Why is this important? Why should it matter to you that your school has this ranking? Why should they care one way or another? One reason might be that it serves as an objective metric of excellence. The chancellor has said, "There is no better indication of excellence than these rankings, which reflect rigorous peer review of research. The public can be confident that UCSF is pursuing its mission of discovery in finest form." A further reason lies in the "belief that research and teaching are complementary activities; that university-level teaching is difficult without the new ideas and inspiration provided by research."

Probably the most eloquent expression of the concept I've ever come across is from Henry Rosovsky, who said "[r]esearch is an expression of faith in the possibility of progress. The drive that leads scholars to study a topic . . . [is] the belief that new things can be discovered, that newer can be better, and that greater depth of understanding is achievable. Research, especially academic research, is a form of optimism about the human condition." (Rosovsky, H. The University: An Owner's Manual.
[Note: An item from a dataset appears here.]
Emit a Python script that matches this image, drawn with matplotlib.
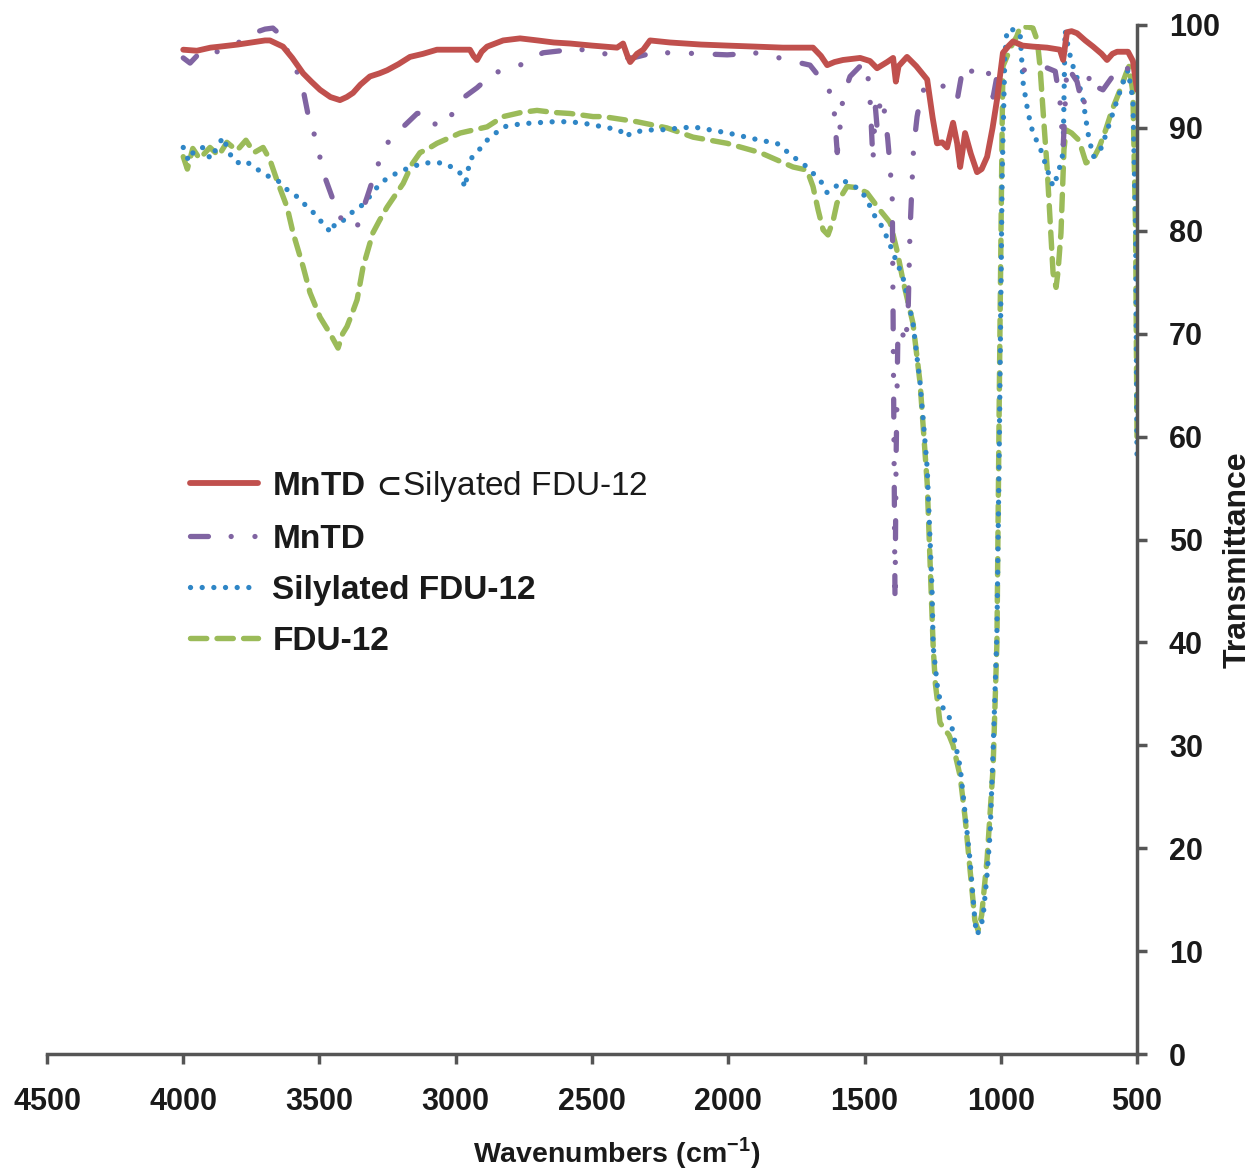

New York: WW Norton, 1990.) Persons with faith in progress are more likely to possess an intellectually optimistic disposition. "[T]eacher-scholars are probably more interesting and better professors [and] less likely to present their subjects in excessively cynical or reactionary terms."

The hope is that students with lively, innovative, inquiring minds will have acquired through their education the intellectual traction to judge for themselves the merits of the inevitable changes in practice that the future will bring. Doctors should not need to rely on others to do their thinking for them.

Only by becoming a man or woman of science is there any hope that the practitioner will be able to acquire and assimilate new knowledge and to adapt to the changes in practice and in the profession that the future always requires. The faculty, students, staff and graduates of the UCSF School of Dentistry clearly have much of which to be proud.